__PROVIDED DATA__:
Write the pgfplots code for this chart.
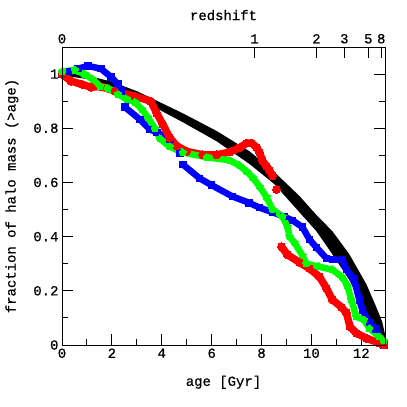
\documentclass[border=0pt]{standalone}
\usepackage{fontspec}
\setmainfont[FakeBold=0.6]{Liberation Mono}
\usepackage{pgfplots}
\pgfplotsset{compat=1.18}

\definecolor{pblue}{RGB}{0,0,255}
\definecolor{pred}{RGB}{255,0,0}
\definecolor{pgreen}{RGB}{0,255,0}

\pgfplotsset{
  frac/.style={
    scale only axis, width=323bp, height=298bp,
    xmin=0, xmax=12.95, ymin=0, ymax=1.1,
    tick align=inside,
    major tick length=11bp, minor tick length=6bp,
    tick style={black, line width=0.9pt},
    axis line style={line width=0.9pt},
    tick label style={font=\fontsize{14}{16}\selectfont},
    label style={font=\fontsize{14}{16}\selectfont},
  }
}

\begin{document}
\begin{tikzpicture}
\path (-62bp,-62bp) rectangle (345bp,345bp);
\begin{axis}[frac,
  at={(0,0)}, anchor=south west,
  xtick={0,2,4,6,8,10,12},
  xticklabels={0,2,4,6,8,10,12},
  minor x tick num=1,
  xtick pos=left,
  ytick={0,0.2,0.4,0.6,0.8,1},
  yticklabels={0,0.2,0.4,0.6,0.8,1},
  minor y tick num=1,
  ytick pos=both, yticklabel pos=left,
  xlabel={age [Gyr]},
  ylabel={fraction of halo mass (>age)},
  xlabel style={at={(axis description cs:0.5,-0.125)}, anchor=center},
  ylabel style={at={(axis description cs:-0.155,0.5)}, anchor=center},
  unbounded coords=jump,
  clip=false
]
% black band
\addplot[draw=none, fill=black] coordinates {
  (0,1.005) (1,0.995) (2,0.972) (3,0.937) (3.5,0.915) (4.85,0.855)
  (6.2,0.79) (7.52,0.715) (8.5,0.64) (9.52,0.55) (10.2,0.48) (10.84,0.42)
  (11.52,0.335) (12.2,0.225) (12.6,0.14) (12.84,0.085) (12.95,0.04)
  (12.95,0.0) (12.84,0.015) (12.5,0.06) (12.2,0.115) (11.52,0.24)
  (10.84,0.335) (10.2,0.42) (9.52,0.49) (8.5,0.595) (7.52,0.668)
  (6.2,0.752) (4.85,0.822) (3.5,0.888) (3,0.91) (2,0.953) (1,0.982) (0,0.995)
} -- cycle;
% blue
\addplot[pblue, line width=6.5pt, line join=round, mark=square*, mark size=3.3pt,
  mark options={line width=0pt}] coordinates {
  (0,1.0) (0.3,1.01) (0.64,1.02) (1.04,1.03) (1.56,1.02) (1.96,0.99)
  (2.24,0.963) (2.36,0.937) (2.4,nan)
  (2.52,0.878) (3.12,0.833) (3.52,0.796) (3.8,0.785) (4.32,0.759) (4.72,0.708)
  (4.76,nan)
  (4.84,0.667) (5.52,0.615) (6.0,0.59) (6.84,0.548) (7.5,0.525) (7.92,0.507)
  (8.44,0.49) (8.9,0.474) (9.24,0.46) (9.64,0.435) (9.92,0.39) (10.2,0.36)
  (10.6,0.32) (10.84,0.315) (11.24,0.315) (11.4,0.278) (11.7,0.245)
  (11.92,0.167) (12.04,0.13) (12.32,0.081) (12.6,0.06) (12.8,0.015) (12.9,0.0)
};
% red
\addplot[pred, line width=7.5pt, line join=round, mark=*, mark size=4pt,
  mark options={line width=0pt}] coordinates {
  (0,1.0) (0.36,0.974) (0.8,0.962) (1.16,0.952) (1.56,0.954) (2.12,0.937)
  (2.92,0.918) (3.56,0.9) (3.8,0.855) (4.04,0.815) (4.32,0.765) (4.6,0.735)
  (5.0,0.715) (5.64,0.702) (6.2,0.702) (6.72,0.712) (7.12,0.728) (7.4,0.745)
  (7.6,0.745) (7.8,0.73) (7.92,0.711) (8.04,0.68) (8.2,0.66) (8.32,0.645)
  (8.44,0.625) (8.5,nan) (8.6,0.574) (8.7,nan)
  (8.8,0.363) (9.04,0.333) (9.52,0.305) (9.92,0.282) (10.32,0.252)
  (10.6,0.21) (10.84,0.167) (11.2,0.14) (11.4,0.119) (11.55,0.067)
  (11.8,0.044) (12.2,0.025) (12.72,0.007) (12.9,0.0)
};
% green
\addplot[pgreen, line width=6.5pt, line join=round, mark=pentagon*, mark size=3.8pt,
  mark options={line width=0pt}] coordinates {
  (0,1.01) (0.52,1.015) (0.9,1.0) (1.24,0.98) (1.52,0.956) (1.84,0.948)
  (2.24,0.926) (2.6,0.907) (2.92,0.897) (3.2,0.87) (3.44,0.84) (3.72,0.8)
  (3.92,0.762) (4.32,0.732) (4.84,0.711) (5.8,0.693) (6.72,0.682)
  (7.12,0.662) (7.4,0.641) (7.64,0.619) (7.92,0.585) (8.2,0.546) (8.44,0.5)
  (8.84,0.474) (9.04,0.437) (9.12,0.4) (9.32,0.378) (9.64,0.33) (9.8,0.3)
  (10.3,0.289) (10.84,0.278) (11.24,0.25) (11.44,0.22) (11.6,0.167)
  (11.8,0.104) (12.1,0.093) (12.32,0.062) (12.72,0.03) (12.9,0.015)
};
\end{axis}
\begin{axis}[frac,
  at={(0,0)}, anchor=south west,
  xtick={0,7.72,10.2,11.32,12.28,12.8},
  xticklabels={0,1,2,3,5,8},
  xtick pos=right, xticklabel pos=right,
  minor x tick num=0,
  ytick=\empty,
  xlabel={redshift},
  xlabel style={at={(axis description cs:0.5,1.107)}, anchor=center}
]
\end{axis}
\end{tikzpicture}
\end{document}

__WORK INSTRUCTIONS__:
Repeat the data exactly, without the pictures.

__EXERCISE SOLUTION__:
Write the pgfplots code for this chart.
\documentclass[border=0pt]{standalone}
\usepackage{fontspec}
\setmainfont[FakeBold=0.6]{Liberation Mono}
\usepackage{pgfplots}
\pgfplotsset{compat=1.18}

\definecolor{pblue}{RGB}{0,0,255}
\definecolor{pred}{RGB}{255,0,0}
\definecolor{pgreen}{RGB}{0,255,0}

\pgfplotsset{
  frac/.style={
    scale only axis, width=323bp, height=298bp,
    xmin=0, xmax=12.95, ymin=0, ymax=1.1,
    tick align=inside,
    major tick length=11bp, minor tick length=6bp,
    tick style={black, line width=0.9pt},
    axis line style={line width=0.9pt},
    tick label style={font=\fontsize{14}{16}\selectfont},
    label style={font=\fontsize{14}{16}\selectfont},
  }
}

\begin{document}
\begin{tikzpicture}
\path (-62bp,-62bp) rectangle (345bp,345bp);
\begin{axis}[frac,
  at={(0,0)}, anchor=south west,
  xtick={0,2,4,6,8,10,12},
  xticklabels={0,2,4,6,8,10,12},
  minor x tick num=1,
  xtick pos=left,
  ytick={0,0.2,0.4,0.6,0.8,1},
  yticklabels={0,0.2,0.4,0.6,0.8,1},
  minor y tick num=1,
  ytick pos=both, yticklabel pos=left,
  xlabel={age [Gyr]},
  ylabel={fraction of halo mass (>age)},
  xlabel style={at={(axis description cs:0.5,-0.125)}, anchor=center},
  ylabel style={at={(axis description cs:-0.155,0.5)}, anchor=center},
  unbounded coords=jump,
  clip=false
]
% black band
\addplot[draw=none, fill=black] coordinates {
  (0,1.005) (1,0.995) (2,0.972) (3,0.937) (3.5,0.915) (4.85,0.855)
  (6.2,0.79) (7.52,0.715) (8.5,0.64) (9.52,0.55) (10.2,0.48) (10.84,0.42)
  (11.52,0.335) (12.2,0.225) (12.6,0.14) (12.84,0.085) (12.95,0.04)
  (12.95,0.0) (12.84,0.015) (12.5,0.06) (12.2,0.115) (11.52,0.24)
  (10.84,0.335) (10.2,0.42) (9.52,0.49) (8.5,0.595) (7.52,0.668)
  (6.2,0.752) (4.85,0.822) (3.5,0.888) (3,0.91) (2,0.953) (1,0.982) (0,0.995)
} -- cycle;
% blue
\addplot[pblue, line width=6.5pt, line join=round, mark=square*, mark size=3.3pt,
  mark options={line width=0pt}] coordinates {
  (0,1.0) (0.3,1.01) (0.64,1.02) (1.04,1.03) (1.56,1.02) (1.96,0.99)
  (2.24,0.963) (2.36,0.937) (2.4,nan)
  (2.52,0.878) (3.12,0.833) (3.52,0.796) (3.8,0.785) (4.32,0.759) (4.72,0.708)
  (4.76,nan)
  (4.84,0.667) (5.52,0.615) (6.0,0.59) (6.84,0.548) (7.5,0.525) (7.92,0.507)
  (8.44,0.49) (8.9,0.474) (9.24,0.46) (9.64,0.435) (9.92,0.39) (10.2,0.36)
  (10.6,0.32) (10.84,0.315) (11.24,0.315) (11.4,0.278) (11.7,0.245)
  (11.92,0.167) (12.04,0.13) (12.32,0.081) (12.6,0.06) (12.8,0.015) (12.9,0.0)
};
% red
\addplot[pred, line width=7.5pt, line join=round, mark=*, mark size=4pt,
  mark options={line width=0pt}] coordinates {
  (0,1.0) (0.36,0.974) (0.8,0.962) (1.16,0.952) (1.56,0.954) (2.12,0.937)
  (2.92,0.918) (3.56,0.9) (3.8,0.855) (4.04,0.815) (4.32,0.765) (4.6,0.735)
  (5.0,0.715) (5.64,0.702) (6.2,0.702) (6.72,0.712) (7.12,0.728) (7.4,0.745)
  (7.6,0.745) (7.8,0.73) (7.92,0.711) (8.04,0.68) (8.2,0.66) (8.32,0.645)
  (8.44,0.625) (8.5,nan) (8.6,0.574) (8.7,nan)
  (8.8,0.363) (9.04,0.333) (9.52,0.305) (9.92,0.282) (10.32,0.252)
  (10.6,0.21) (10.84,0.167) (11.2,0.14) (11.4,0.119) (11.55,0.067)
  (11.8,0.044) (12.2,0.025) (12.72,0.007) (12.9,0.0)
};
% green
\addplot[pgreen, line width=6.5pt, line join=round, mark=pentagon*, mark size=3.8pt,
  mark options={line width=0pt}] coordinates {
  (0,1.01) (0.52,1.015) (0.9,1.0) (1.24,0.98) (1.52,0.956) (1.84,0.948)
  (2.24,0.926) (2.6,0.907) (2.92,0.897) (3.2,0.87) (3.44,0.84) (3.72,0.8)
  (3.92,0.762) (4.32,0.732) (4.84,0.711) (5.8,0.693) (6.72,0.682)
  (7.12,0.662) (7.4,0.641) (7.64,0.619) (7.92,0.585) (8.2,0.546) (8.44,0.5)
  (8.84,0.474) (9.04,0.437) (9.12,0.4) (9.32,0.378) (9.64,0.33) (9.8,0.3)
  (10.3,0.289) (10.84,0.278) (11.24,0.25) (11.44,0.22) (11.6,0.167)
  (11.8,0.104) (12.1,0.093) (12.32,0.062) (12.72,0.03) (12.9,0.015)
};
\end{axis}
\begin{axis}[frac,
  at={(0,0)}, anchor=south west,
  xtick={0,7.72,10.2,11.32,12.28,12.8},
  xticklabels={0,1,2,3,5,8},
  xtick pos=right, xticklabel pos=right,
  minor x tick num=0,
  ytick=\empty,
  xlabel={redshift},
  xlabel style={at={(axis description cs:0.5,1.107)}, anchor=center}
]
\end{axis}
\end{tikzpicture}
\end{document}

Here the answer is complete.